# [Material provided]
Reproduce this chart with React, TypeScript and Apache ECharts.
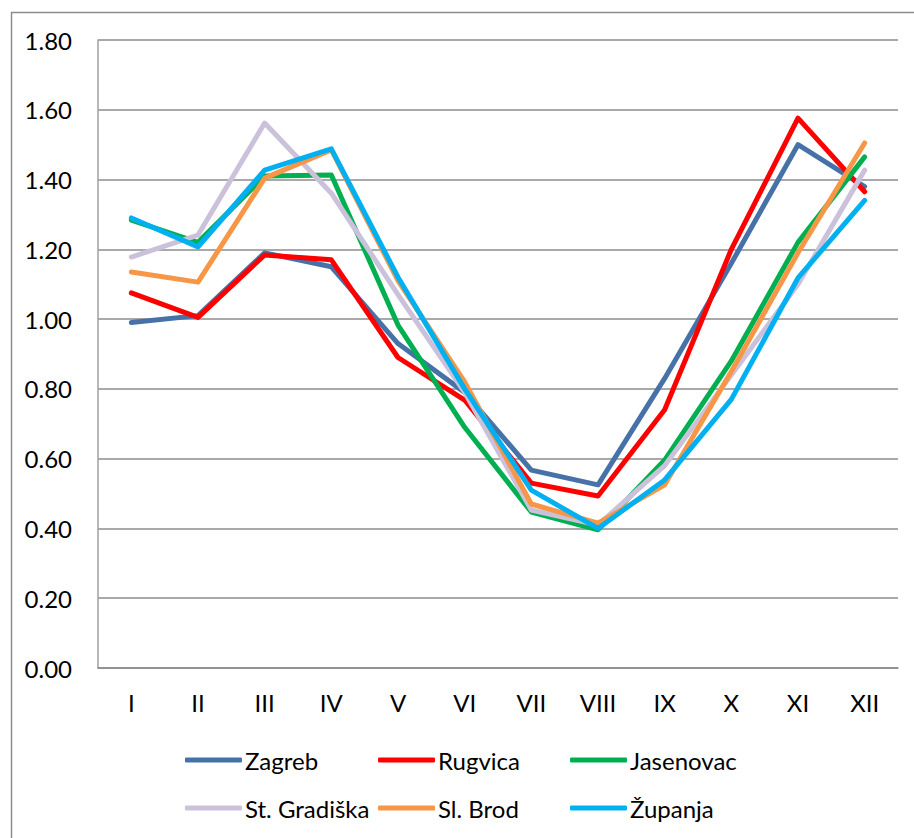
import React, { useEffect, useRef } from "react";
import * as echarts from "echarts";

const months = ["I", "II", "III", "IV", "V", "VI", "VII", "VIII", "IX", "X", "XI", "XII"];

const zagreb = [0.99, 1.01, 1.19, 1.15, 0.93, 0.79, 0.567, 0.525, 0.83, 1.16, 1.5, 1.38];
const rugvica = [1.075, 1.005, 1.184, 1.17, 0.89, 0.768, 0.53, 0.493, 0.74, 1.2, 1.576, 1.365];
const jasenovac = [1.284, 1.22, 1.41, 1.413, 0.983, 0.69, 0.447, 0.396, 0.596, 0.88, 1.22, 1.465];
const stGradiska = [1.178, 1.241, 1.562, 1.361, 1.07, 0.79, 0.453, 0.41, 0.58, 0.84, 1.1, 1.427];
const slBrod = [1.135, 1.106, 1.404, 1.485, 1.11, 0.82, 0.47, 0.415, 0.525, 0.85, 1.19, 1.505];
const zupanja = [1.29, 1.207, 1.427, 1.488, 1.12, 0.8, 0.51, 0.4, 0.539, 0.77, 1.118, 1.34];

const seriesNames = ["Zagreb", "Rugvica", "Jasenovac", "St. Gradiška", "Sl. Brod", "Županja"];
const seriesData = [zagreb, rugvica, jasenovac, stGradiska, slBrod, zupanja];
const seriesColors = ["#4672A8", "#FF0000", "#00B050", "#CCC1DA", "#F79646", "#00B0F0"];

const yTicks = [0, 0.2, 0.4, 0.6, 0.8, 1.0, 1.2, 1.4, 1.6, 1.8];

const FONT = "Lato";
const FS = 24;

export default function App() {
  const ref = useRef<HTMLDivElement>(null);

  useEffect(() => {
    if (!ref.current) return;
    const chart = echarts.init(ref.current, null, { renderer: "svg" });

    const legendLefts = [185, 378, 570];
    const legendTops = [748, 796];

    const legends = seriesNames.map((name, i) => ({
      data: [name],
      left: legendLefts[i % 3],
      top: legendTops[Math.floor(i / 3)],
      orient: "horizontal",
      icon: "roundRect",
      itemWidth: 57,
      itemHeight: 5,
      padding: 0,
      textStyle: { fontFamily: FONT, fontSize: FS, color: "#000", padding: [0, 0, 0, -2] },
    }));

    chart.setOption({
      animation: false,
      backgroundColor: "#fff",
      textStyle: { fontFamily: FONT },
      graphic: [
        {
          type: "rect",
          left: 9,
          top: 10,
          shape: { x: 0, y: 0, width: 1000, height: 1000 },
          style: { fill: "none", stroke: "#8c8c8c", lineWidth: 1.5 },
          silent: true,
        },
      ],
      grid: { left: 98, right: 16, top: 40, bottom: 170, containLabel: false },
      legend: legends,
      xAxis: {
        type: "category",
        data: months,
        boundaryGap: true,
        axisLine: { show: true, lineStyle: { color: "#8c8c8c", width: 1.5 } },
        axisTick: { show: false },
        axisLabel: { fontFamily: FONT, fontSize: FS, color: "#000", margin: 22 },
      },
      yAxis: {
        type: "value",
        min: yTicks[0],
        max: yTicks[yTicks.length - 1],
        interval: 0.2,
        axisLine: { show: true, lineStyle: { color: "#a0a0a0", width: 1.5 } },
        axisTick: { show: false },
        axisLabel: {
          fontFamily: FONT,
          fontSize: FS,
          color: "#000",
          margin: 26,
          formatter: (v: number) => v.toFixed(2),
        },
        splitLine: { show: true, lineStyle: { color: "#8c8c8c", width: 1.5 } },
      },
      series: seriesNames.map((name, i) => ({
        name,
        type: "line",
        data: seriesData[i],
        showSymbol: false,
        symbol: "none",
        color: seriesColors[i],
        itemStyle: { color: seriesColors[i] },
        lineStyle: { color: seriesColors[i], width: 5, cap: "round", join: "round" },
      })),
    });

    return () => chart.dispose();
  }, []);

  return (
    <div
      ref={ref}
      style={{ position: "absolute", left: 0, top: 0, width: 914, height: 838 }}
    />
  );
}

# [What is being asked]
Output the data above without changes, apart from leaving out the pictures.

# [Output for this task]
Reproduce this chart with React, TypeScript and Apache ECharts.
import React, { useEffect, useRef } from "react";
import * as echarts from "echarts";

const months = ["I", "II", "III", "IV", "V", "VI", "VII", "VIII", "IX", "X", "XI", "XII"];

const zagreb = [0.99, 1.01, 1.19, 1.15, 0.93, 0.79, 0.567, 0.525, 0.83, 1.16, 1.5, 1.38];
const rugvica = [1.075, 1.005, 1.184, 1.17, 0.89, 0.768, 0.53, 0.493, 0.74, 1.2, 1.576, 1.365];
const jasenovac = [1.284, 1.22, 1.41, 1.413, 0.983, 0.69, 0.447, 0.396, 0.596, 0.88, 1.22, 1.465];
const stGradiska = [1.178, 1.241, 1.562, 1.361, 1.07, 0.79, 0.453, 0.41, 0.58, 0.84, 1.1, 1.427];
const slBrod = [1.135, 1.106, 1.404, 1.485, 1.11, 0.82, 0.47, 0.415, 0.525, 0.85, 1.19, 1.505];
const zupanja = [1.29, 1.207, 1.427, 1.488, 1.12, 0.8, 0.51, 0.4, 0.539, 0.77, 1.118, 1.34];

const seriesNames = ["Zagreb", "Rugvica", "Jasenovac", "St. Gradiška", "Sl. Brod", "Županja"];
const seriesData = [zagreb, rugvica, jasenovac, stGradiska, slBrod, zupanja];
const seriesColors = ["#4672A8", "#FF0000", "#00B050", "#CCC1DA", "#F79646", "#00B0F0"];

const yTicks = [0, 0.2, 0.4, 0.6, 0.8, 1.0, 1.2, 1.4, 1.6, 1.8];

const FONT = "Lato";
const FS = 24;

export default function App() {
  const ref = useRef<HTMLDivElement>(null);

  useEffect(() => {
    if (!ref.current) return;
    const chart = echarts.init(ref.current, null, { renderer: "svg" });

    const legendLefts = [185, 378, 570];
    const legendTops = [748, 796];

    const legends = seriesNames.map((name, i) => ({
      data: [name],
      left: legendLefts[i % 3],
      top: legendTops[Math.floor(i / 3)],
      orient: "horizontal",
      icon: "roundRect",
      itemWidth: 57,
      itemHeight: 5,
      padding: 0,
      textStyle: { fontFamily: FONT, fontSize: FS, color: "#000", padding: [0, 0, 0, -2] },
    }));

    chart.setOption({
      animation: false,
      backgroundColor: "#fff",
      textStyle: { fontFamily: FONT },
      graphic: [
        {
          type: "rect",
          left: 9,
          top: 10,
          shape: { x: 0, y: 0, width: 1000, height: 1000 },
          style: { fill: "none", stroke: "#8c8c8c", lineWidth: 1.5 },
          silent: true,
        },
      ],
      grid: { left: 98, right: 16, top: 40, bottom: 170, containLabel: false },
      legend: legends,
      xAxis: {
        type: "category",
        data: months,
        boundaryGap: true,
        axisLine: { show: true, lineStyle: { color: "#8c8c8c", width: 1.5 } },
        axisTick: { show: false },
        axisLabel: { fontFamily: FONT, fontSize: FS, color: "#000", margin: 22 },
      },
      yAxis: {
        type: "value",
        min: yTicks[0],
        max: yTicks[yTicks.length - 1],
        interval: 0.2,
        axisLine: { show: true, lineStyle: { color: "#a0a0a0", width: 1.5 } },
        axisTick: { show: false },
        axisLabel: {
          fontFamily: FONT,
          fontSize: FS,
          color: "#000",
          margin: 26,
          formatter: (v: number) => v.toFixed(2),
        },
        splitLine: { show: true, lineStyle: { color: "#8c8c8c", width: 1.5 } },
      },
      series: seriesNames.map((name, i) => ({
        name,
        type: "line",
        data: seriesData[i],
        showSymbol: false,
        symbol: "none",
        color: seriesColors[i],
        itemStyle: { color: seriesColors[i] },
        lineStyle: { color: seriesColors[i], width: 5, cap: "round", join: "round" },
      })),
    });

    return () => chart.dispose();
  }, []);

  return (
    <div
      ref={ref}
      style={{ position: "absolute", left: 0, top: 0, width: 914, height: 838 }}
    />
  );
}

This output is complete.